«Райнер, этой зимой мы должны встретиться. Где-нибудь во французской Савойе, совсем близко к Швейцарии, там, где ты никогда не был (найдется ль такое никогда
? Сомневаюсь). В маленьком городке, Райнер. Захочешь – надолго. Захочешь – недолго. Пишу тебе об этом просто, потому что знаю, что ты не только очень полюбишь меня, но и будешь мне очень рад. (В радости – ты тоже нуждаешься.)» (П26, 195)А между этими двумя отрывками Марина Ивановна жестко, почти цинично, рассказывает Райнеру о размолвке с Пастернаком:
«В последнем письме он писал: все во мне, кроме воли, называется Ты и принадлежит Тебе. Волей он называет свою жену и сына, которые сейчас за границей. Когда я узнала об этой его второй загранице, я написала: два письма из-за границы – хватит! Двух заграниц не бывает. Есть то, что в границах, и то, что за границей. Я
– за границей! Есмь и не делюсь. <…> Спать с ней и писать мне – да, писать ей и писать мне, два конверта, два адреса (одна Франция!) – почерком породненные, словно сестры… Ему братом – да, ей сестрой – нет» (П26, 194).Ситуация изложена почти точно, единственная ошибка – до Франции Евгения Владимировна так и не доехала, хотя Пастернак писал Цветаевой о возможности такой поездки. Но какой ревностью, каким оскорбленным самолюбием дышат эти строки! Как отличаются они от письма Марины Ивановны от 4 августа, написанного 10 дней назад! И вновь – вопрос без ответа: зачем она пишет об этом Рильке?..
Только в самом конце письма, буквально в одной фразе, прорывается отчаяние, которое нависло над Цветаевой в эти недели, когда все навалилось разом – безденежье, бесприютность (мечтала вернуться в Прагу, из которой полгода назад с трудом выбралась), разлад с друзьями и литературной братией… «Скажи: да
(встрече, — Е.З.), чтобы с этого дня была и у меня радость – я могла бы куда-то всматриваться (оглядываться?)» (П26, 195).Цветаева ошибалась: ее предыдущее письмо было получено адресатом. Но, возможно, именно это отчаяние, услышанное чутким ухом Рильке, побудило его взяться за перо и написать то, чего она так ждала. «Да, да и еще раз да, Марина, всему, что ты хочешь и что ты есть; и вместе они слагаются в большое Да, сказанное самой жизни…»

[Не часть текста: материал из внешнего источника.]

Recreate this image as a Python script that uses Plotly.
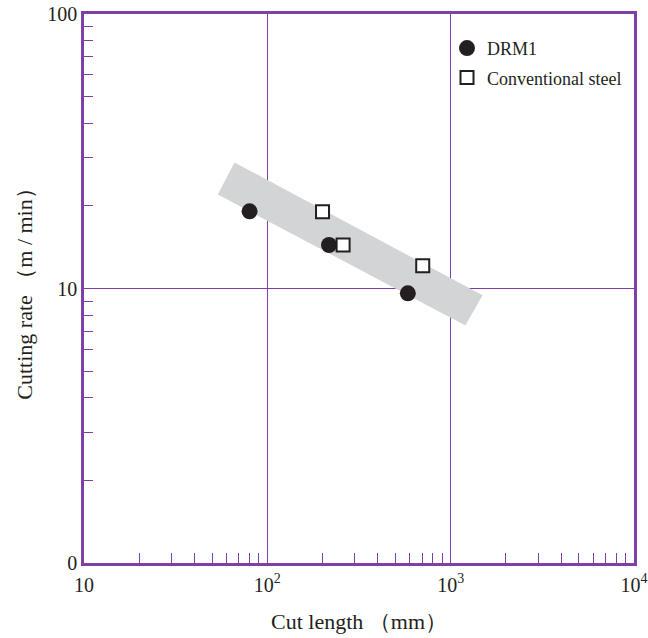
import plotly.graph_objects as go

# ---- data ----
drm1_x = [80, 217, 584]
drm1_y = [19.1, 14.4, 9.6]
conv_x = [200, 259, 704]
conv_y = [19.05, 14.4, 12.1]
band_x = [66.2, 1493, 1202, 53.7, 66.2]
band_y = [28.8, 9.45, 7.33, 22.0, 28.8]

x_tickvals = [10, 100, 1000, 10000]
x_ticktext = ["10", "10<sup>2</sup>", "10<sup>3</sup>", "10<sup>4</sup>"]
y_tickvals = [1, 10, 100]
y_ticktext = ["0", "10", "100"]

PURPLE = "#7E3FA6"
FONT = "Liberation Serif"

minor_x = [m * 10 ** k for k in (1, 2, 3) for m in range(2, 10)]
minor_y = [m * 10 ** k for k in (0, 1) for m in range(2, 10)]

fig = go.Figure()
fig.add_trace(go.Scatter(x=band_x, y=band_y, mode="lines", fill="toself",
                         fillcolor="#D3D4D6", line=dict(width=0),
                         showlegend=False, hoverinfo="skip"))
fig.add_trace(go.Scatter(x=drm1_x, y=drm1_y, mode="markers", name="DRM1",
                         legendgroup="a",
                         marker=dict(symbol="circle", size=16, color="#231F20")))
fig.add_trace(go.Scatter(x=conv_x, y=conv_y, mode="markers", name="Conventional steel",
                         legendgroup="b",
                         marker=dict(symbol="square", size=13, color="white",
                                     line=dict(color="#231F20", width=2))))

fig.update_layout(
    width=648, height=638,
    margin=dict(l=84, r=14, t=14, b=75),
    plot_bgcolor="white", paper_bgcolor="white",
    font=dict(family=FONT, size=20, color="#231F20"),
    legend=dict(x=0.66, y=0.971, xanchor="left", yanchor="top",
                bgcolor="rgba(0,0,0,0)", font=dict(size=18, family=FONT),
                itemsizing="trace", tracegroupgap=3),
    xaxis=dict(type="log", range=[1, 4], tickvals=x_tickvals, ticktext=x_ticktext,
               automargin=False, ticklabeloverflow="allow",
               showline=True, linecolor=PURPLE, linewidth=2.5, mirror=True,
               showgrid=True, gridcolor=PURPLE, gridwidth=1.3, zeroline=False,
               ticks="", tickfont=dict(size=20), ticklabelstandoff=2,
               minor=dict(tickvals=minor_x, ticks="inside", ticklen=10,
                          tickcolor=PURPLE, tickwidth=1.3, showgrid=False),
               title=dict(text="Cut length （mm）", font=dict(size=22), standoff=19)),
    yaxis=dict(type="log", range=[0, 2], tickvals=y_tickvals, ticktext=y_ticktext,
               automargin=False, ticklabeloverflow="allow",
               showline=True, linecolor=PURPLE, linewidth=2.5, mirror=True,
               showgrid=True, gridcolor=PURPLE, gridwidth=1.3, zeroline=False,
               ticks="", tickfont=dict(size=20), ticklabelstandoff=0,
               minor=dict(tickvals=minor_y, ticks="inside", ticklen=9,
                          tickcolor=PURPLE, tickwidth=1.3, showgrid=False),
               title=dict(text="Cutting rate （m / min）", font=dict(size=22), standoff=9)),
)

fig.write_html("out.html", config={"displayModeBar": False},
               post_script="document.body.style.margin='0';")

(П26, 195). Он писал эти «да», прекрасно сознавая, что встреча, скорее всего, не состоится «из-за той необычной и неотступной тяжести, которую я испытываю и часто, мне кажется, уже не в силах преодолеть, так что я жду теперь не самих вещей, когда они ко мне просятся, а какой-то особой и верной помощи от них…» (П26, 195—196). (В это время Райнер Мария уже не мог жить один и подыскивал себе секретаря.)И все же не только жалость водила его пером. Рильке действительно стремился к встрече с Цветаевой, торопил ее. «…Не откладывай до зимы!..»
(П26, 196) – этот зов поставлен в письме на отдельную строчку. Он просит Марину Ивановну проявить инициативу, взять грядущую встречу «под защиту и власть той радости, которую ты несешь, в которой я нуждаюсь и которую я, наверно, тоже несу, когда ты первая делаешь шаг навстречу (он уже сделан)» (П26, 196).Из ее последнего письма Рильке сделал вывод, что стал невольным соперником Пастернака, и именно этим объяснил себе отсутствие его ответа на майскую записку. (Истинное положение дел, как мы знаем, было совершенно иным.) Чувствуя себя виноватым, тем более что реальным соперником он не был ни минуты, в конце письма Райнер Мария пытается смягчить собственнический максимализм Марины Ивановны.